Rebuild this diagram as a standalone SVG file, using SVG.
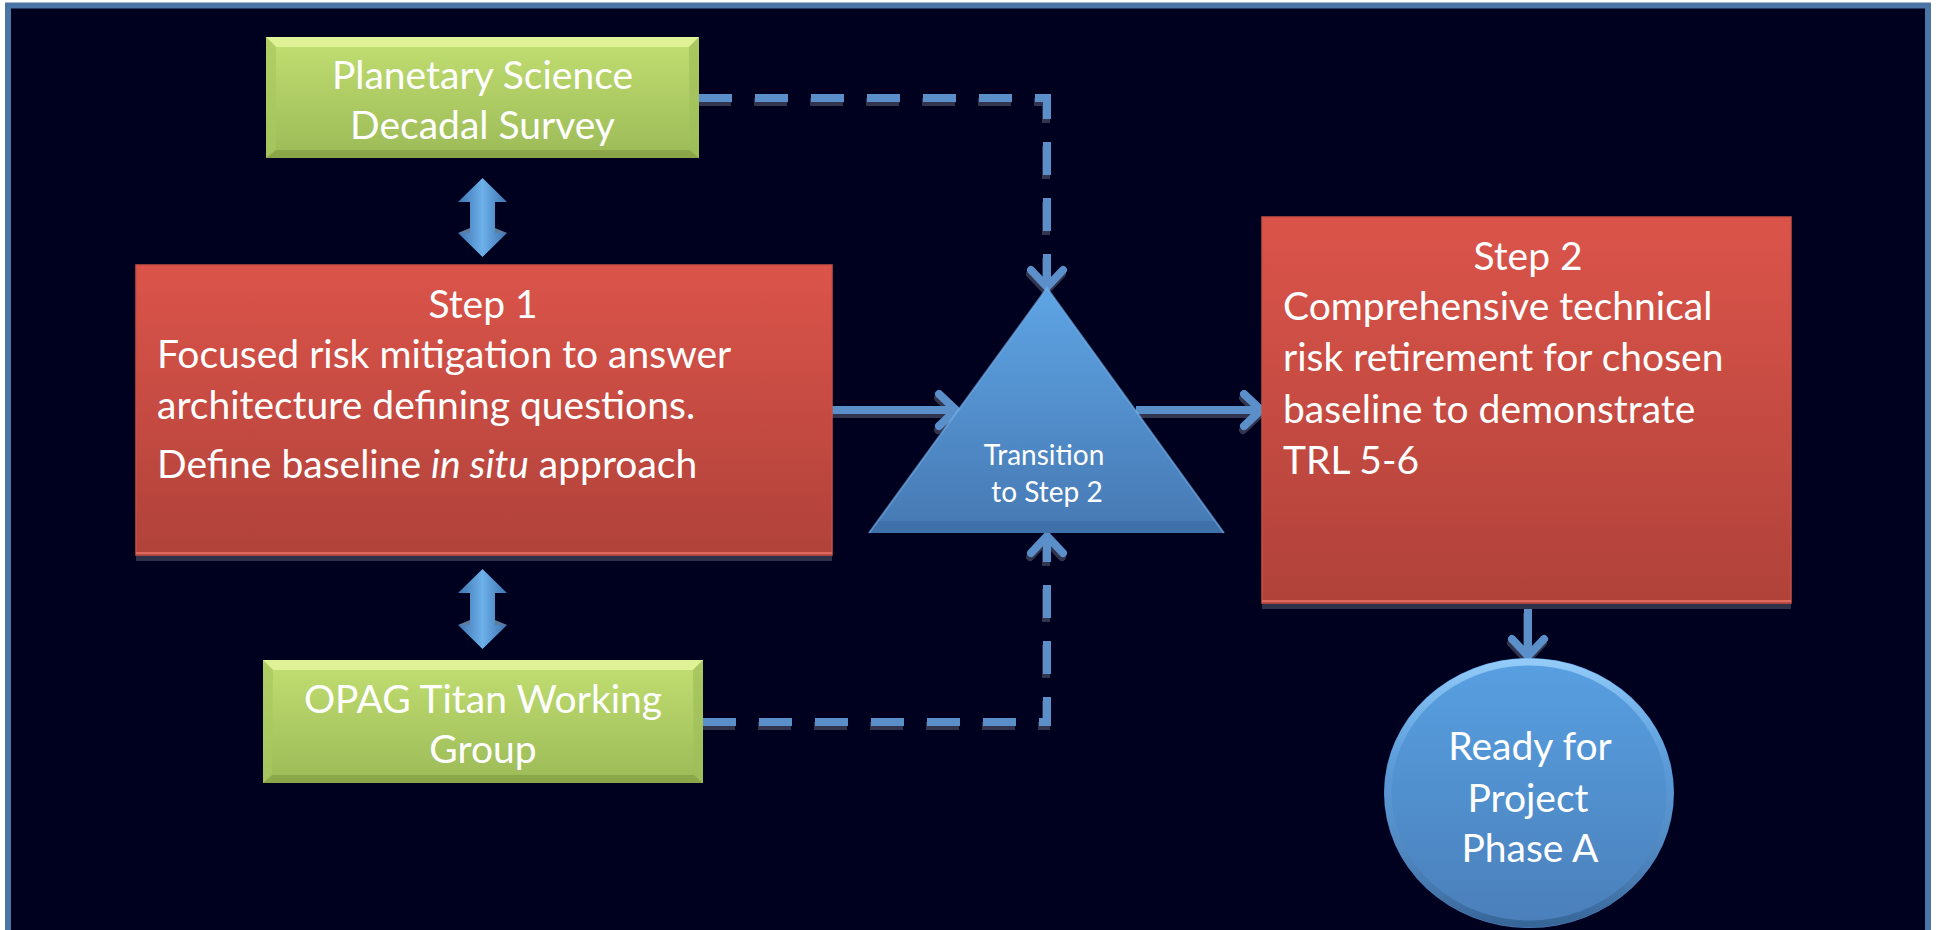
<svg xmlns="http://www.w3.org/2000/svg" width="1937" height="930" viewBox="0 0 1937 930">
<style>
.t{font-family:Lato,"Open Sans","Liberation Sans",sans-serif;fill:#ffffff;font-size:39px}
.c{text-anchor:middle}
.s{font-size:28px}
.conn{fill:none;stroke:#5b8fca;stroke-width:8}
.sh{fill:none;stroke:#33354f;stroke-width:8}
.dash{stroke-dasharray:33 23}
</style>
<defs>
<linearGradient id="gGreen" x1="0" y1="0" x2="0" y2="1"><stop offset="0" stop-color="#c2df72"/><stop offset="1" stop-color="#9cba57"/></linearGradient>
<linearGradient id="gRed" x1="0" y1="0" x2="0" y2="1"><stop offset="0" stop-color="#db544a"/><stop offset="1" stop-color="#b0423a"/></linearGradient>
<linearGradient id="gTri" x1="0" y1="0" x2="0" y2="1"><stop offset="0" stop-color="#5ea4e4"/><stop offset="1" stop-color="#4679b3"/></linearGradient>
<linearGradient id="gCirc" x1="0" y1="0" x2="0" y2="1"><stop offset="0" stop-color="#58a0e2"/><stop offset="1" stop-color="#4a7fba"/></linearGradient>
<linearGradient id="gRim" x1="0" y1="0" x2="0" y2="1"><stop offset="0" stop-color="#9ad0fa" stop-opacity="0.9"/><stop offset="0.4" stop-color="#7ab8ee" stop-opacity="0.2"/><stop offset="1" stop-color="#2f5a8a" stop-opacity="0.7"/></linearGradient>
<linearGradient id="gArr" x1="0" y1="0" x2="1" y2="0"><stop offset="0" stop-color="#3e73ae"/><stop offset="0.5" stop-color="#6cb0ea"/><stop offset="1" stop-color="#3e73ae"/></linearGradient>
<marker id="chev" markerUnits="userSpaceOnUse" markerWidth="60" markerHeight="60" viewBox="-30 -30 60 60" refX="0" refY="0" orient="auto" overflow="visible">
<path d="M-18,-16 L-1,0 L-18,16" fill="none" stroke="#5b8fca" stroke-width="8" stroke-linecap="round" stroke-linejoin="round"/>
</marker>
<marker id="chevSh" markerUnits="userSpaceOnUse" markerWidth="60" markerHeight="60" viewBox="-30 -30 60 60" refX="0" refY="0" orient="auto" overflow="visible">
<path d="M-18,-16 L-1,0 L-18,16" fill="none" stroke="#33354f" stroke-width="8" stroke-linecap="round" stroke-linejoin="round"/>
</marker>
</defs>

<rect x="0" y="0" width="1937" height="930" fill="#ffffff"/>
<rect id="frame" x="8" y="5.5" width="1920" height="1000" fill="#00001f" stroke="#4a75a4" stroke-width="6"/>

<g id="connectors">
  <!-- shadows -->
  <g transform="translate(-1,4)">
    <path class="sh dash" d="M699,98 H1047 V288" marker-end="url(#chevSh)"/>
    <path class="sh dash" d="M703,722 H1047 V535" marker-end="url(#chevSh)"/>
    <path class="sh" d="M832,410 H957" marker-end="url(#chevSh)"/>
    <path class="sh" d="M1136,410 H1262" marker-end="url(#chevSh)"/>
    <path class="sh" d="M1528,609 V657" marker-end="url(#chevSh)"/>
  </g>
  <path class="conn dash" d="M699,98 H1047 V288" marker-end="url(#chev)"/>
  <path class="conn dash" d="M703,722 H1047 V535" marker-end="url(#chev)"/>
  <path class="conn" d="M832,410 H957" marker-end="url(#chev)"/>
  <path class="conn" d="M1136,410 H1262" marker-end="url(#chev)"/>
  <path class="conn" d="M1528,603 V657" marker-end="url(#chev)"/>
</g>

<g id="arrow-survey-step1">
  <polygon points="482.5,178 507,202 495,202 495,233 507,233 482.5,257 458,233 470,233 470,202 458,202" fill="url(#gArr)"/>
  <polygon points="458,233 470,233 470,228" fill="#9fd0f6" opacity="0.6"/>
  <polygon points="507,233 495,233 495,228" fill="#9fd0f6" opacity="0.6"/>
</g>
<g id="arrow-step1-opag">
  <polygon points="482.5,569 507,593 495,593 495,625 507,625 482.5,649 458,625 470,625 470,593 458,593" fill="url(#gArr)"/>
  <polygon points="458,625 470,625 470,620" fill="#9fd0f6" opacity="0.6"/>
  <polygon points="507,625 495,625 495,620" fill="#9fd0f6" opacity="0.6"/>
</g>

<g id="survey">
  <rect x="266" y="37" width="433" height="121" fill="url(#gGreen)"/>
  <polygon points="266,37 699,37 689,47 276,47" fill="#e4f69c" opacity="0.85"/>
  <polygon points="266,158 699,158 690,150 275,150" fill="#88a447" opacity="0.9"/>
  <polygon points="266,37 276,47 276,150 266,158" fill="#a9c85f" opacity="0.7"/>
  <polygon points="699,37 689,47 690,150 699,158" fill="#a0bd5a" opacity="0.7"/>
  <text class="t c" x="482.5" y="89">Planetary Science</text>
  <text class="t c" x="482.5" y="139">Decadal Survey</text>
</g>

<g id="step1">
  <rect x="136" y="555" width="696" height="6" fill="#2f3149"/>
  <rect x="136" y="265" width="696" height="290" fill="url(#gRed)" stroke="#c84f46" stroke-width="1.5"/>
  <line x1="136" y1="553" x2="832" y2="553" stroke="#de6a5f" stroke-width="2"/>
  <text class="t c" x="483" y="318">Step 1</text>
  <text class="t" x="157" y="368">Focused risk mitigation to answer</text>
  <text class="t" x="157" y="419">architecture defining questions.</text>
  <text class="t" x="157" y="478">Define baseline <tspan font-style="italic">in situ</tspan> approach</text>
</g>

<g id="opag">
  <rect x="263" y="660" width="440" height="123" fill="url(#gGreen)"/>
  <polygon points="263,660 703,660 693,670 273,670" fill="#e4f69c" opacity="0.85"/>
  <polygon points="263,783 703,783 694,775 272,775" fill="#88a447" opacity="0.9"/>
  <polygon points="263,660 273,670 272,775 263,783" fill="#a9c85f" opacity="0.7"/>
  <polygon points="703,660 693,670 694,775 703,783" fill="#a0bd5a" opacity="0.7"/>
  <text class="t c" x="483" y="713">OPAG Titan Working</text>
  <text class="t c" x="483" y="763">Group</text>
</g>

<g id="transition">
  <polygon points="1047,288 1224,533 869,533" fill="url(#gTri)"/>
  <polygon points="878,521 1215,521 1224,533 869,533" fill="#3e6ea6" opacity="0.8"/>
  <polyline points="869,533 1047,288 1224,533" fill="none" stroke="#78b6ee" stroke-width="2" opacity="0.6"/>
  <text class="t c s" x="1044" y="465">Transition</text>
  <text class="t c s" x="1047" y="502">to Step 2</text>
</g>

<g id="step2">
  <rect x="1262" y="603" width="529" height="6" fill="#2f3149"/>
  <rect x="1262" y="217" width="529" height="386" fill="url(#gRed)" stroke="#c84f46" stroke-width="1.5"/>
  <line x1="1262" y1="601" x2="1791" y2="601" stroke="#de6a5f" stroke-width="2"/>
  <text class="t c" x="1528" y="270">Step 2</text>
  <text class="t" x="1283" y="320">Comprehensive technical</text>
  <text class="t" x="1283" y="371">risk retirement for chosen</text>
  <text class="t" x="1283" y="423">baseline to demonstrate</text>
  <text class="t" x="1283" y="474">TRL 5-6</text>
</g>

<g id="ready">
  <ellipse cx="1529" cy="793" rx="145" ry="135" fill="url(#gCirc)"/>
  <ellipse cx="1529" cy="793" rx="141" ry="131" fill="none" stroke="url(#gRim)" stroke-width="7"/>
  <text class="t c" x="1530" y="760">Ready for</text>
  <text class="t c" x="1528" y="812">Project</text>
  <text class="t c" x="1530" y="862">Phase A</text>
</g>
</svg>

────────────────

## STATED TASK
Leave the pictures out and copy the rest of the data exactly.

## ANSWER TO THE EXERCISE
Rebuild this diagram as a standalone SVG file, using SVG.
<svg xmlns="http://www.w3.org/2000/svg" width="1937" height="930" viewBox="0 0 1937 930">
<style>
.t{font-family:Lato,"Open Sans","Liberation Sans",sans-serif;fill:#ffffff;font-size:39px}
.c{text-anchor:middle}
.s{font-size:28px}
.conn{fill:none;stroke:#5b8fca;stroke-width:8}
.sh{fill:none;stroke:#33354f;stroke-width:8}
.dash{stroke-dasharray:33 23}
</style>
<defs>
<linearGradient id="gGreen" x1="0" y1="0" x2="0" y2="1"><stop offset="0" stop-color="#c2df72"/><stop offset="1" stop-color="#9cba57"/></linearGradient>
<linearGradient id="gRed" x1="0" y1="0" x2="0" y2="1"><stop offset="0" stop-color="#db544a"/><stop offset="1" stop-color="#b0423a"/></linearGradient>
<linearGradient id="gTri" x1="0" y1="0" x2="0" y2="1"><stop offset="0" stop-color="#5ea4e4"/><stop offset="1" stop-color="#4679b3"/></linearGradient>
<linearGradient id="gCirc" x1="0" y1="0" x2="0" y2="1"><stop offset="0" stop-color="#58a0e2"/><stop offset="1" stop-color="#4a7fba"/></linearGradient>
<linearGradient id="gRim" x1="0" y1="0" x2="0" y2="1"><stop offset="0" stop-color="#9ad0fa" stop-opacity="0.9"/><stop offset="0.4" stop-color="#7ab8ee" stop-opacity="0.2"/><stop offset="1" stop-color="#2f5a8a" stop-opacity="0.7"/></linearGradient>
<linearGradient id="gArr" x1="0" y1="0" x2="1" y2="0"><stop offset="0" stop-color="#3e73ae"/><stop offset="0.5" stop-color="#6cb0ea"/><stop offset="1" stop-color="#3e73ae"/></linearGradient>
<marker id="chev" markerUnits="userSpaceOnUse" markerWidth="60" markerHeight="60" viewBox="-30 -30 60 60" refX="0" refY="0" orient="auto" overflow="visible">
<path d="M-18,-16 L-1,0 L-18,16" fill="none" stroke="#5b8fca" stroke-width="8" stroke-linecap="round" stroke-linejoin="round"/>
</marker>
<marker id="chevSh" markerUnits="userSpaceOnUse" markerWidth="60" markerHeight="60" viewBox="-30 -30 60 60" refX="0" refY="0" orient="auto" overflow="visible">
<path d="M-18,-16 L-1,0 L-18,16" fill="none" stroke="#33354f" stroke-width="8" stroke-linecap="round" stroke-linejoin="round"/>
</marker>
</defs>

<rect x="0" y="0" width="1937" height="930" fill="#ffffff"/>
<rect id="frame" x="8" y="5.5" width="1920" height="1000" fill="#00001f" stroke="#4a75a4" stroke-width="6"/>

<g id="connectors">
  <!-- shadows -->
  <g transform="translate(-1,4)">
    <path class="sh dash" d="M699,98 H1047 V288" marker-end="url(#chevSh)"/>
    <path class="sh dash" d="M703,722 H1047 V535" marker-end="url(#chevSh)"/>
    <path class="sh" d="M832,410 H957" marker-end="url(#chevSh)"/>
    <path class="sh" d="M1136,410 H1262" marker-end="url(#chevSh)"/>
    <path class="sh" d="M1528,609 V657" marker-end="url(#chevSh)"/>
  </g>
  <path class="conn dash" d="M699,98 H1047 V288" marker-end="url(#chev)"/>
  <path class="conn dash" d="M703,722 H1047 V535" marker-end="url(#chev)"/>
  <path class="conn" d="M832,410 H957" marker-end="url(#chev)"/>
  <path class="conn" d="M1136,410 H1262" marker-end="url(#chev)"/>
  <path class="conn" d="M1528,603 V657" marker-end="url(#chev)"/>
</g>

<g id="arrow-survey-step1">
  <polygon points="482.5,178 507,202 495,202 495,233 507,233 482.5,257 458,233 470,233 470,202 458,202" fill="url(#gArr)"/>
  <polygon points="458,233 470,233 470,228" fill="#9fd0f6" opacity="0.6"/>
  <polygon points="507,233 495,233 495,228" fill="#9fd0f6" opacity="0.6"/>
</g>
<g id="arrow-step1-opag">
  <polygon points="482.5,569 507,593 495,593 495,625 507,625 482.5,649 458,625 470,625 470,593 458,593" fill="url(#gArr)"/>
  <polygon points="458,625 470,625 470,620" fill="#9fd0f6" opacity="0.6"/>
  <polygon points="507,625 495,625 495,620" fill="#9fd0f6" opacity="0.6"/>
</g>

<g id="survey">
  <rect x="266" y="37" width="433" height="121" fill="url(#gGreen)"/>
  <polygon points="266,37 699,37 689,47 276,47" fill="#e4f69c" opacity="0.85"/>
  <polygon points="266,158 699,158 690,150 275,150" fill="#88a447" opacity="0.9"/>
  <polygon points="266,37 276,47 276,150 266,158" fill="#a9c85f" opacity="0.7"/>
  <polygon points="699,37 689,47 690,150 699,158" fill="#a0bd5a" opacity="0.7"/>
  <text class="t c" x="482.5" y="89">Planetary Science</text>
  <text class="t c" x="482.5" y="139">Decadal Survey</text>
</g>

<g id="step1">
  <rect x="136" y="555" width="696" height="6" fill="#2f3149"/>
  <rect x="136" y="265" width="696" height="290" fill="url(#gRed)" stroke="#c84f46" stroke-width="1.5"/>
  <line x1="136" y1="553" x2="832" y2="553" stroke="#de6a5f" stroke-width="2"/>
  <text class="t c" x="483" y="318">Step 1</text>
  <text class="t" x="157" y="368">Focused risk mitigation to answer</text>
  <text class="t" x="157" y="419">architecture defining questions.</text>
  <text class="t" x="157" y="478">Define baseline <tspan font-style="italic">in situ</tspan> approach</text>
</g>

<g id="opag">
  <rect x="263" y="660" width="440" height="123" fill="url(#gGreen)"/>
  <polygon points="263,660 703,660 693,670 273,670" fill="#e4f69c" opacity="0.85"/>
  <polygon points="263,783 703,783 694,775 272,775" fill="#88a447" opacity="0.9"/>
  <polygon points="263,660 273,670 272,775 263,783" fill="#a9c85f" opacity="0.7"/>
  <polygon points="703,660 693,670 694,775 703,783" fill="#a0bd5a" opacity="0.7"/>
  <text class="t c" x="483" y="713">OPAG Titan Working</text>
  <text class="t c" x="483" y="763">Group</text>
</g>

<g id="transition">
  <polygon points="1047,288 1224,533 869,533" fill="url(#gTri)"/>
  <polygon points="878,521 1215,521 1224,533 869,533" fill="#3e6ea6" opacity="0.8"/>
  <polyline points="869,533 1047,288 1224,533" fill="none" stroke="#78b6ee" stroke-width="2" opacity="0.6"/>
  <text class="t c s" x="1044" y="465">Transition</text>
  <text class="t c s" x="1047" y="502">to Step 2</text>
</g>

<g id="step2">
  <rect x="1262" y="603" width="529" height="6" fill="#2f3149"/>
  <rect x="1262" y="217" width="529" height="386" fill="url(#gRed)" stroke="#c84f46" stroke-width="1.5"/>
  <line x1="1262" y1="601" x2="1791" y2="601" stroke="#de6a5f" stroke-width="2"/>
  <text class="t c" x="1528" y="270">Step 2</text>
  <text class="t" x="1283" y="320">Comprehensive technical</text>
  <text class="t" x="1283" y="371">risk retirement for chosen</text>
  <text class="t" x="1283" y="423">baseline to demonstrate</text>
  <text class="t" x="1283" y="474">TRL 5-6</text>
</g>

<g id="ready">
  <ellipse cx="1529" cy="793" rx="145" ry="135" fill="url(#gCirc)"/>
  <ellipse cx="1529" cy="793" rx="141" ry="131" fill="none" stroke="url(#gRim)" stroke-width="7"/>
  <text class="t c" x="1530" y="760">Ready for</text>
  <text class="t c" x="1528" y="812">Project</text>
  <text class="t c" x="1530" y="862">Phase A</text>
</g>
</svg>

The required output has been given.